What is needed:
Please retype the data in full and exactly; the pictures are not part of the copy.

Information shown:
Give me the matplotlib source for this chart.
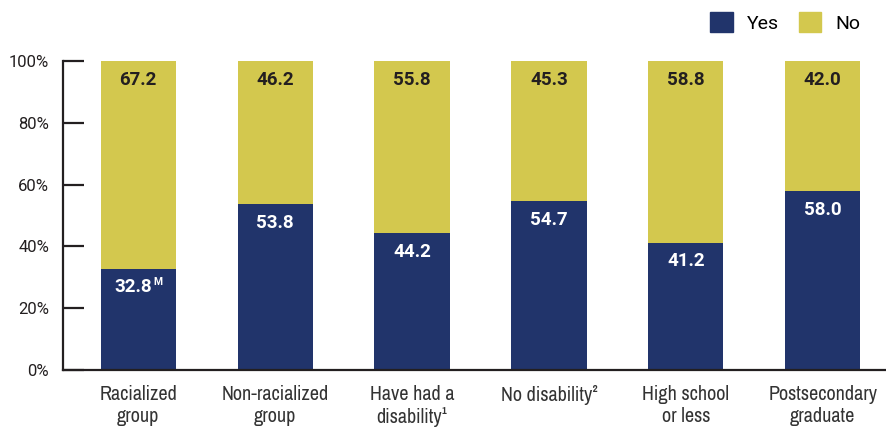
import matplotlib.pyplot as plt
from matplotlib.patches import Patch
from matplotlib import font_manager

# data
groups = ['Racialized\ngroup', 'Non-racialized\ngroup', 'Have had a\ndisability\u00b9',
          'No disability\u00b2', 'High school\nor less', 'Postsecondary\ngraduate']
yes = [32.8, 53.8, 44.2, 54.7, 41.2, 58.0]
no = [67.2, 46.2, 55.8, 45.3, 58.8, 42.0]
yes_marks = ['M', '', '', '', '', '']

navy = '#21346b'
gold = '#d3c84e'
ink = '#231f20'

# pick a narrow face if one is installed
names = sorted({f.name for f in font_manager.fontManager.ttflist})
narrow = [n for n in names if 'Condensed' in n or 'Narrow' in n]
cond = narrow[0] if narrow else 'Roboto'

plt.rcParams['font.family'] = ['Roboto', 'DejaVu Sans']

fig = plt.figure(figsize=(8.87, 4.30), dpi=100)
ax = fig.add_axes([0.071, 0.1395, 0.929, 0.7185])

x = list(range(len(groups)))
ax.bar(x, yes, width=0.55, color=navy, zorder=2)
ax.bar(x, no, width=0.55, bottom=yes, color=gold, zorder=2)

num_font = dict(fontsize=13.5, fontweight='bold')
for i in x:
    dx = -3.3 if yes_marks[i] else 0
    ax.annotate(f'{yes[i]:.1f}', (i, yes[i]), xytext=(dx, -13.5), textcoords='offset points',
                ha='center', va='center', color='white', **num_font)
    if yes_marks[i]:
        ax.annotate(yes_marks[i], (i, yes[i]), xytext=(14, -9.5), textcoords='offset points',
                    ha='center', va='center', color='white', fontsize=7.5, fontweight='bold')
    ax.annotate(f'{no[i]:.1f}', (i, 100), xytext=(0, -13.5), textcoords='offset points',
                ha='center', va='center', color=ink, **num_font)

ax.set_xlim(-0.55, 5.47)
ax.set_ylim(0, 100)
ax.set_yticks(range(0, 101, 20))
ax.set_yticklabels([f'{v}%' for v in range(0, 101, 20)])
ax.set_xticks(x)
ax.set_xticklabels(groups, fontsize=14.5, color='#333333', linespacing=1.15,
                   family=[cond, 'DejaVu Sans'])
ax.tick_params(axis='x', length=0, pad=11)
ax.tick_params(axis='y', direction='in', length=15, width=1.6, color=ink,
               labelsize=12, labelcolor=ink, pad=10)

for s in ['top', 'right']:
    ax.spines[s].set_visible(False)
for s in ['left', 'bottom']:
    ax.spines[s].set_color(ink)
    ax.spines[s].set_linewidth(1.6)

handles = [Patch(color=navy, label='Yes'), Patch(color=gold, label='No')]
fig.legend(handles=handles, loc='upper right', bbox_to_anchor=(0.99, 1.012), ncol=2,
           frameon=False, handlelength=1.15, handleheight=1.15,
           handletextpad=0.75, columnspacing=1.0, prop={'size': 14})

fig.savefig('out.png', dpi=100)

Problem solution:
Give me the matplotlib source for this chart.
import matplotlib.pyplot as plt
from matplotlib.patches import Patch
from matplotlib import font_manager

# data
groups = ['Racialized\ngroup', 'Non-racialized\ngroup', 'Have had a\ndisability\u00b9',
          'No disability\u00b2', 'High school\nor less', 'Postsecondary\ngraduate']
yes = [32.8, 53.8, 44.2, 54.7, 41.2, 58.0]
no = [67.2, 46.2, 55.8, 45.3, 58.8, 42.0]
yes_marks = ['M', '', '', '', '', '']

navy = '#21346b'
gold = '#d3c84e'
ink = '#231f20'

# pick a narrow face if one is installed
names = sorted({f.name for f in font_manager.fontManager.ttflist})
narrow = [n for n in names if 'Condensed' in n or 'Narrow' in n]
cond = narrow[0] if narrow else 'Roboto'

plt.rcParams['font.family'] = ['Roboto', 'DejaVu Sans']

fig = plt.figure(figsize=(8.87, 4.30), dpi=100)
ax = fig.add_axes([0.071, 0.1395, 0.929, 0.7185])

x = list(range(len(groups)))
ax.bar(x, yes, width=0.55, color=navy, zorder=2)
ax.bar(x, no, width=0.55, bottom=yes, color=gold, zorder=2)

num_font = dict(fontsize=13.5, fontweight='bold')
for i in x:
    dx = -3.3 if yes_marks[i] else 0
    ax.annotate(f'{yes[i]:.1f}', (i, yes[i]), xytext=(dx, -13.5), textcoords='offset points',
                ha='center', va='center', color='white', **num_font)
    if yes_marks[i]:
        ax.annotate(yes_marks[i], (i, yes[i]), xytext=(14, -9.5), textcoords='offset points',
                    ha='center', va='center', color='white', fontsize=7.5, fontweight='bold')
    ax.annotate(f'{no[i]:.1f}', (i, 100), xytext=(0, -13.5), textcoords='offset points',
                ha='center', va='center', color=ink, **num_font)

ax.set_xlim(-0.55, 5.47)
ax.set_ylim(0, 100)
ax.set_yticks(range(0, 101, 20))
ax.set_yticklabels([f'{v}%' for v in range(0, 101, 20)])
ax.set_xticks(x)
ax.set_xticklabels(groups, fontsize=14.5, color='#333333', linespacing=1.15,
                   family=[cond, 'DejaVu Sans'])
ax.tick_params(axis='x', length=0, pad=11)
ax.tick_params(axis='y', direction='in', length=15, width=1.6, color=ink,
               labelsize=12, labelcolor=ink, pad=10)

for s in ['top', 'right']:
    ax.spines[s].set_visible(False)
for s in ['left', 'bottom']:
    ax.spines[s].set_color(ink)
    ax.spines[s].set_linewidth(1.6)

handles = [Patch(color=navy, label='Yes'), Patch(color=gold, label='No')]
fig.legend(handles=handles, loc='upper right', bbox_to_anchor=(0.99, 1.012), ncol=2,
           frameon=False, handlelength=1.15, handleheight=1.15,
           handletextpad=0.75, columnspacing=1.0, prop={'size': 14})

fig.savefig('out.png', dpi=100)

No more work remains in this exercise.